5 Responses to Changed Your Mind About What You Want to Be When You Grow Up?

  1. Jo Casey says:

    Life has a wonderful way of throwing new experiences at us that will throw us off balance, and open up new opportunities, possibilities and interesting choices. Embracing them is much more enjoyable than resisting!

    • Kat says:

      The best part is that I still teach fun art classes to kids and adults and I love it! I would have originally thought that I needed to study early-childhood education and never considered it.

  2. Kim Bruce says:

    I made a major career change 13 years ago. The best advise I received at the time was this…

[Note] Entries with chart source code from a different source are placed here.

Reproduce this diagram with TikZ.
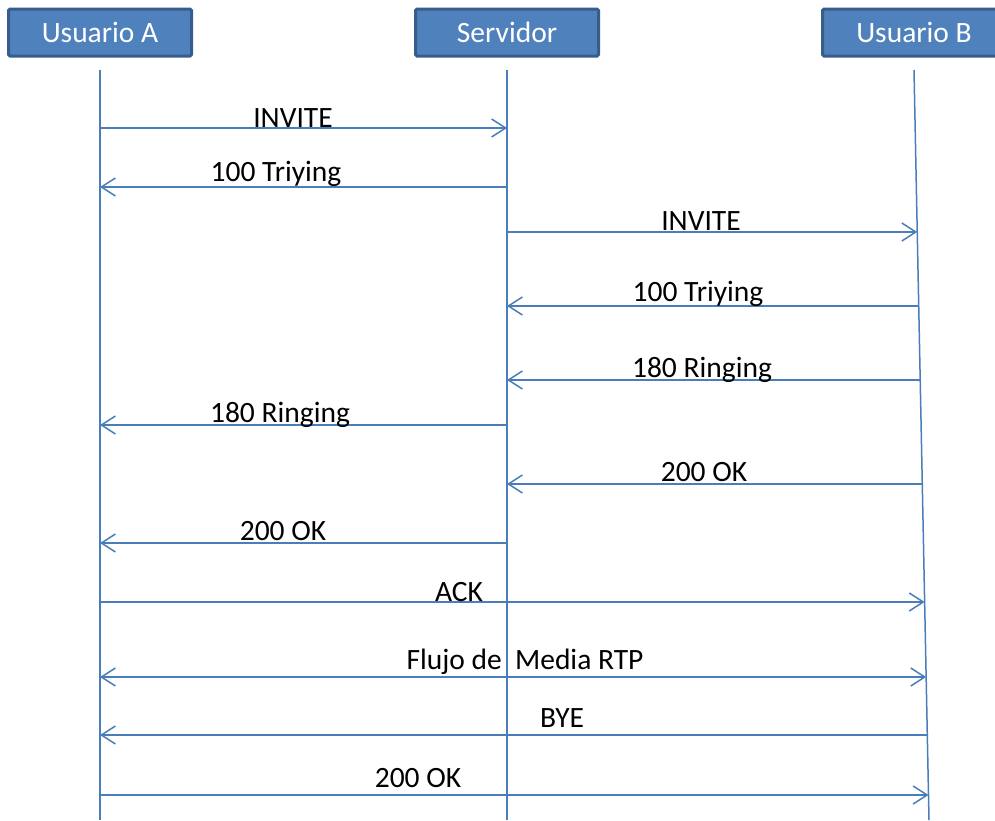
\documentclass[tikz,border=0pt]{standalone}
\usepackage{fontspec}
\setmainfont{Carlito}
\usetikzlibrary{arrows.meta,calc}
\definecolor{boxfill}{RGB}{79,129,189}
\definecolor{boxline}{RGB}{56,93,138}
\definecolor{msgline}{RGB}{74,126,187}

\begin{document}
\begin{tikzpicture}[x=1pt,y=-1pt,
  actor/.style={draw=boxline,line width=3pt,fill=boxfill,text=white,minimum width=183pt,minimum height=47pt,rounded corners=1.5pt,inner sep=0pt,font=\fontsize{29.5}{32}\selectfont},
  life/.style={msgline,line width=1.5pt},
  msg/.style={msgline,line width=1.5pt,-{Straight Barb[length=14pt,width=18pt,line width=1.5pt]}},
  both/.style={msgline,line width=1.5pt,{Straight Barb[length=14pt,width=18pt,line width=1.5pt]}-{Straight Barb[length=14pt,width=18pt,line width=1.5pt]}},
  lbl/.style={anchor=base,inner sep=0pt,font=\fontsize{29.5}{32}\selectfont}]
\useasboundingbox (0,0) rectangle (995,820);
% actors
\node[actor] (ua) at (100,32.5) {Usuario A};
\node[actor] (srv) at (507,32.5) {Servidor};
\node[actor] (ub) at (914,32.5) {Usuario B};
% lifelines
\coordinate (aTop) at (100,70); \coordinate (aBot) at (100,820);
\coordinate (sTop) at (507,70); \coordinate (sBot) at (507,820);
\coordinate (bTop) at (914,70); \coordinate (bBot) at (929,820);
\draw[life] (aTop) -- (aBot);
\draw[life] (sTop) -- (sBot);
\draw[life] (bTop) -- (bBot);
% messages
\foreach \y/\from/\to/\tip/\lx/\by/\txt [count=\i] in {
  128/a/s/msg/293/127/INVITE,
  187/s/a/msg/276/181/100 Triying,
  232/s/b/msg/701/230/INVITE,
  306/b/s/msg/698/301/100 Triying,
  380/b/s/msg/702/377/180 Ringing,
  425/s/a/msg/280/422/180 Ringing,
  484/b/s/msg/704/481/200 OK,
  543/s/a/msg/283/540/200 OK,
  602/a/b/msg/459/601/ACK,
  677/a/b/both/525/669/Flujo de~ Media RTP,
  735/b/a/msg/562/727/BYE,
  795/a/b/msg/418/787/200 OK}{
  \pgfmathsetmacro\t{(\y-70)/750}
  \coordinate (src) at ($(\from Top)!\t!(\from Bot)$);
  \coordinate (dst) at ($(\to Top)!\t!(\to Bot)$);
  \draw[\tip] (src) -- (dst);
  \node[lbl] (l\i) at (\lx,\by) {\txt};
}
\end{tikzpicture}
\end{document}
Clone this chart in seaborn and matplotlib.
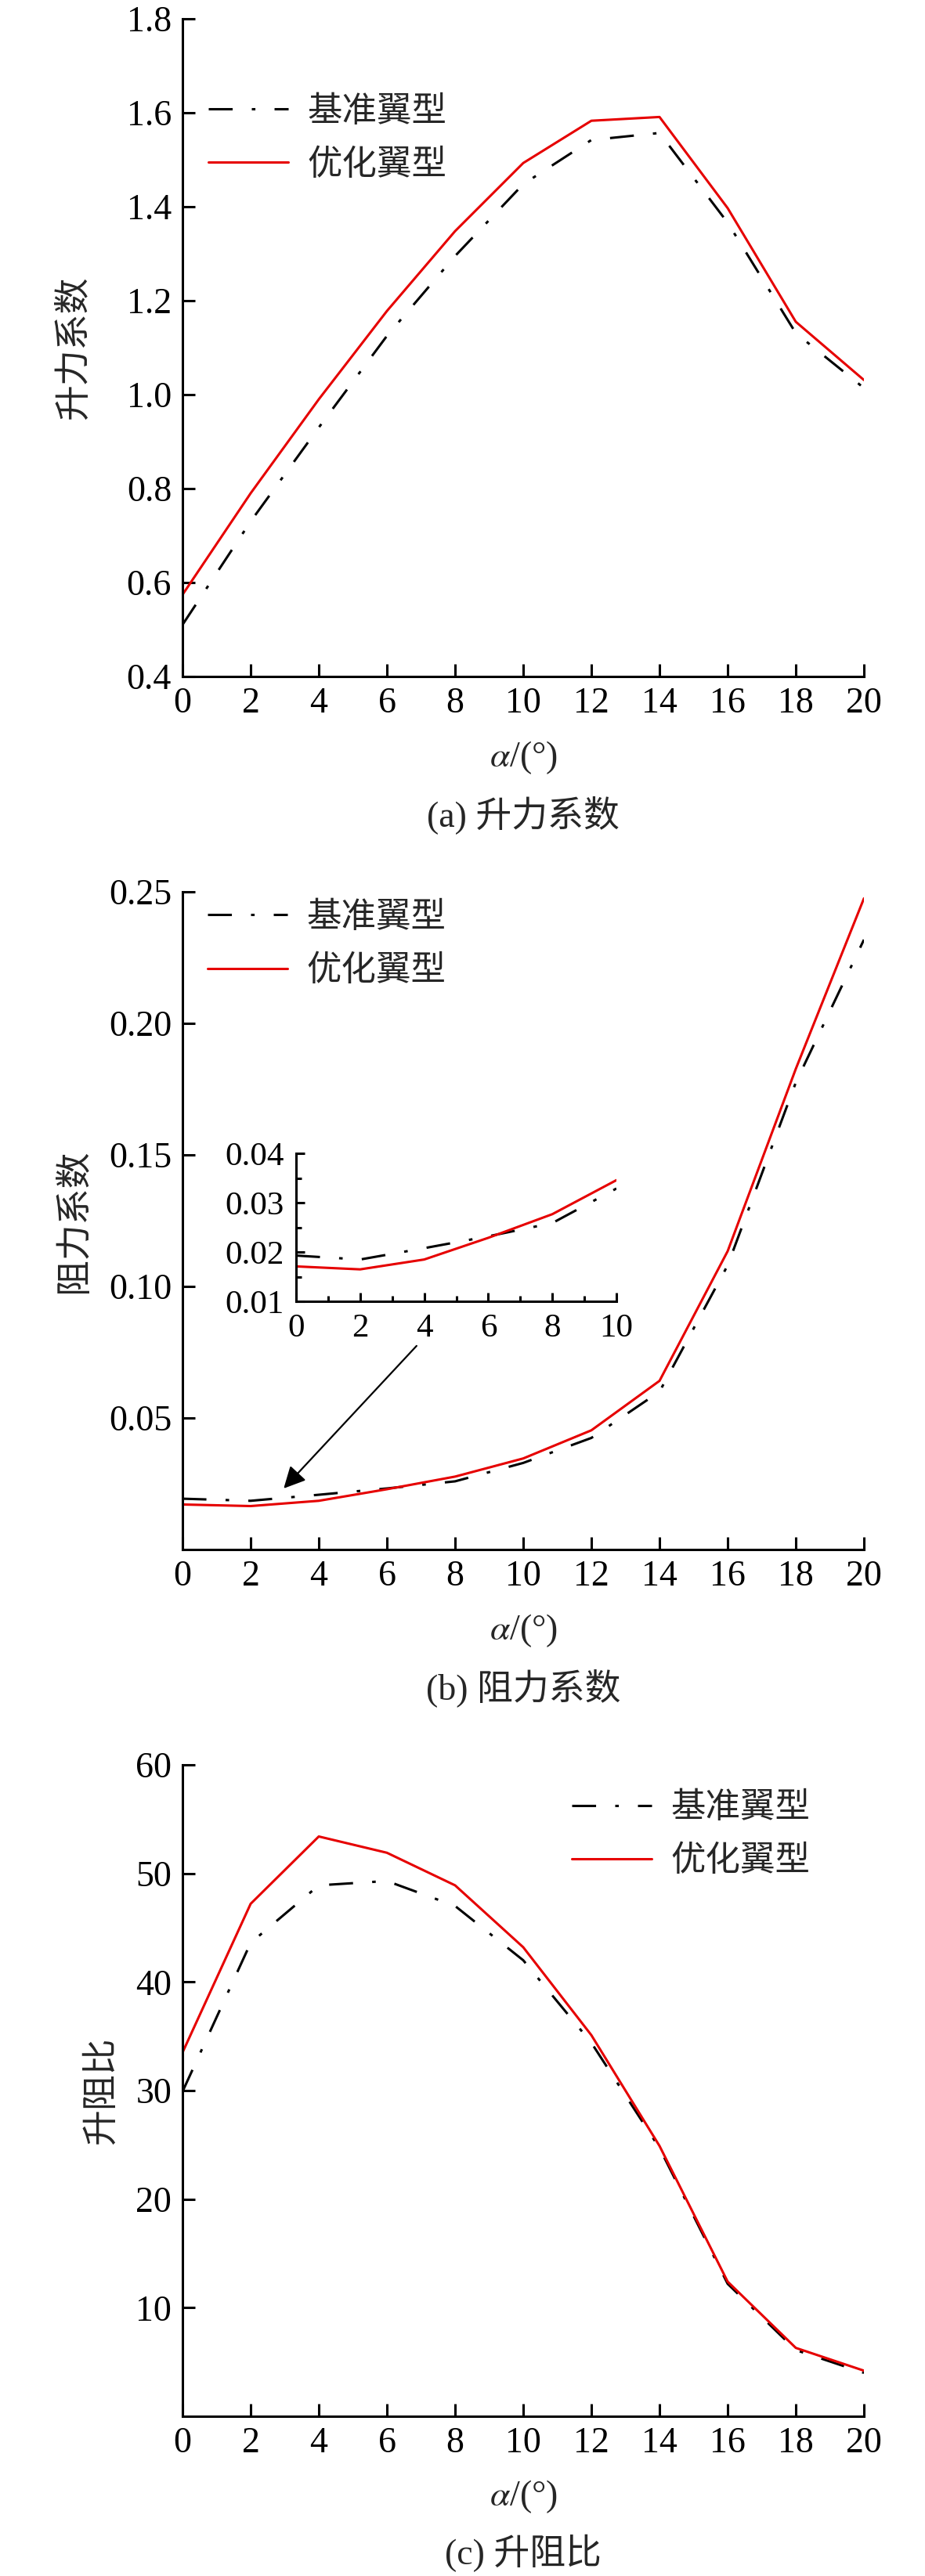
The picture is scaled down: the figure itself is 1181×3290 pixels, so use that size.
import numpy as np
import pandas as pd
import seaborn as sns
import matplotlib
matplotlib.use("Agg")
import matplotlib.pyplot as plt

# angle of attack
alpha = [0, 2, 4, 6, 8, 10, 12, 14, 16, 18, 20]
names = ["基准翼型", "优化翼型"]

# (a) lift coefficient
cl_base = [0.51, 0.73, 0.93, 1.125, 1.295, 1.448, 1.542, 1.557, 1.366, 1.131, 1.014]
cl_opt = [0.574, 0.79, 0.99, 1.178, 1.348, 1.493, 1.583, 1.591, 1.397, 1.155, 1.031]

# (b) drag coefficient
cd_base = [0.0193, 0.0185, 0.0208, 0.0232, 0.0259, 0.0329, 0.0424, 0.0600, 0.1080, 0.1775, 0.2318]
cd_opt = [0.0171, 0.0165, 0.0185, 0.0229, 0.0277, 0.0346, 0.0453, 0.0641, 0.1134, 0.1827, 0.2475]

# (c) lift-drag ratio
ld_base = [29.9, 43.6, 48.9, 49.3, 47.0, 42.0, 34.4, 24.7, 12.2, 6.1, 4.0]
ld_opt = [33.5, 47.2, 53.4, 51.9, 48.9, 43.2, 35.1, 24.9, 12.4, 6.3, 4.2]

sns.set_style("ticks")
plt.rcParams['font.family'] = ['Liberation Serif', 'Noto Sans CJK SC']
plt.rcParams['mathtext.fontset'] = 'stix'
plt.rcParams['axes.unicode_minus'] = False

FS = 33
LEG_FS = 32
LW = 2.2
palette = {"基准翼型": "black", "优化翼型": "#e60000"}
dashes = {"基准翼型": (10, 8, 1.5, 8), "优化翼型": ""}


def long_df(base, opt):
    return pd.DataFrame({
        "alpha": alpha * 2,
        "value": list(base) + list(opt),
        "airfoil": [names[0]] * len(alpha) + [names[1]] * len(alpha),
    })


def style_axes(ax, length=11.5, pad=10, size=FS):
    sns.despine(ax=ax)
    for s in ["left", "bottom"]:
        ax.spines[s].set_linewidth(LW)
        ax.spines[s].set_color("black")
    ax.tick_params(axis="both", which="major", direction="in", length=length,
                   width=LW, labelsize=size, pad=pad, colors="black")


def draw_panel(ax, df, ylim, yticks, yfmt, ylabel, caption, leg_xy, ylab_x):
    sns.lineplot(data=df, x="alpha", y="value", hue="airfoil", style="airfoil",
                 palette=palette, dashes=dashes, linewidth=LW, ax=ax,
                 hue_order=names, style_order=names)
    ax.set_xlim(0, 20)
    ax.set_ylim(*ylim)
    ax.set_xticks(range(0, 21, 2))
    ax.set_yticks(yticks)
    ax.set_yticklabels([yfmt.format(v) for v in yticks])
    style_axes(ax)
    ax.set_xlabel(r"$\alpha$/(°)", fontsize=FS)
    ax.xaxis.label.set_va("center")
    ax.xaxis.set_label_coords(0.5, -104 / 840)
    ax.set_ylabel(ylabel, fontsize=FS)
    ax.yaxis.label.set_va("center")
    ax.yaxis.set_label_coords(ylab_x, 0.5)
    ax.text(0.5, -177 / 840, caption, transform=ax.transAxes,
            ha="center", va="center", fontsize=FS)
    handles, labels = ax.get_legend_handles_labels()
    ax.legend(handles, labels, loc="upper left", bbox_to_anchor=leg_xy,
              frameon=False, fontsize=LEG_FS, handlelength=2.3, handletextpad=0.55,
              labelspacing=0.6, borderpad=0, borderaxespad=0)


fig = plt.figure(figsize=(11.81, 32.90), dpi=100)
ax_a = fig.add_axes([0.1973, 0.7374, 0.7367, 0.2553])
ax_b = fig.add_axes([0.1973, 0.3985, 0.7367, 0.2553])
ax_c = fig.add_axes([0.1973, 0.0620, 0.7367, 0.2529])

draw_panel(ax_a, long_df(cl_base, cl_opt), (0.4, 1.8), np.arange(0.4, 1.81, 0.2), "{:.1f}",
           "升力系数", "(a) 升力系数", (0.038, 0.883), -0.158)
draw_panel(ax_b, long_df(cd_base, cd_opt), (0, 0.25), [0.05, 0.10, 0.15, 0.20, 0.25], "{:.2f}",
           "阻力系数", "(b) 阻力系数", (0.037, 0.985), -0.158)
draw_panel(ax_c, long_df(ld_base, ld_opt), (0, 60), [10, 20, 30, 40, 50, 60], "{:.0f}",
           "升阻比", "(c) 升阻比", (0.571, 0.958), -0.118)

# arrow pointing from the inset to the low-angle drag region
ax_b.annotate("", xy=(2.97, 0.0232), xytext=(6.87, 0.0774),
              arrowprops=dict(arrowstyle="-|>", color="black", lw=1.6,
                              mutation_scale=42, shrinkA=0, shrinkB=0))

# inset: drag coefficient for 0-10 deg
ax_in = fig.add_axes([0.3201, 0.4948, 0.3463, 0.0574])
df_in = long_df(cd_base, cd_opt)
df_in = df_in[df_in["alpha"] <= 10]
sns.lineplot(data=df_in, x="alpha", y="value", hue="airfoil", style="airfoil",
             palette=palette, dashes=dashes, linewidth=LW, ax=ax_in,
             hue_order=names, style_order=names, legend=False)
ax_in.set_xlim(0, 10)
ax_in.set_ylim(0.01, 0.04)
ax_in.set_xticks(range(0, 11, 2))
ax_in.set_xticks(range(1, 10, 2), minor=True)
ax_in.set_yticks([0.01, 0.02, 0.03, 0.04])
ax_in.set_yticklabels(["0.01", "0.02", "0.03", "0.04"])
ax_in.set_yticks([0.015, 0.025, 0.035], minor=True)
style_axes(ax_in, length=8, pad=11, size=31)
ax_in.tick_params(which="minor", direction="in", length=5, width=LW, colors="black")
ax_in.set_xlabel("")
ax_in.set_ylabel("")
ax_in.patch.set_alpha(0)

fig.savefig("out.png", dpi=100)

    “You won’t know where you’re going until you let go of where you are.”

    • Kat says:

      Huzzah! I had 3 sisters still in middle school and we did art projects together all the time, so it shouldn’t have even been such a stretch. Other people (family members, coworkers, family friends) said it made a lot of sense why I took to it so naturally… but I think we have a hard time seeing our talents because they come so naturally to us.

  3. Nikki says:

    Thank you for this, Kat! As a outdoor ed teacher, I was often looking for ways to incorporate my artistic side into lesson plans. Now as an artist, I look to incorporate sharing nature in my illustrations. It’s fantastic when two things come together so perfectly. :)

    Great article!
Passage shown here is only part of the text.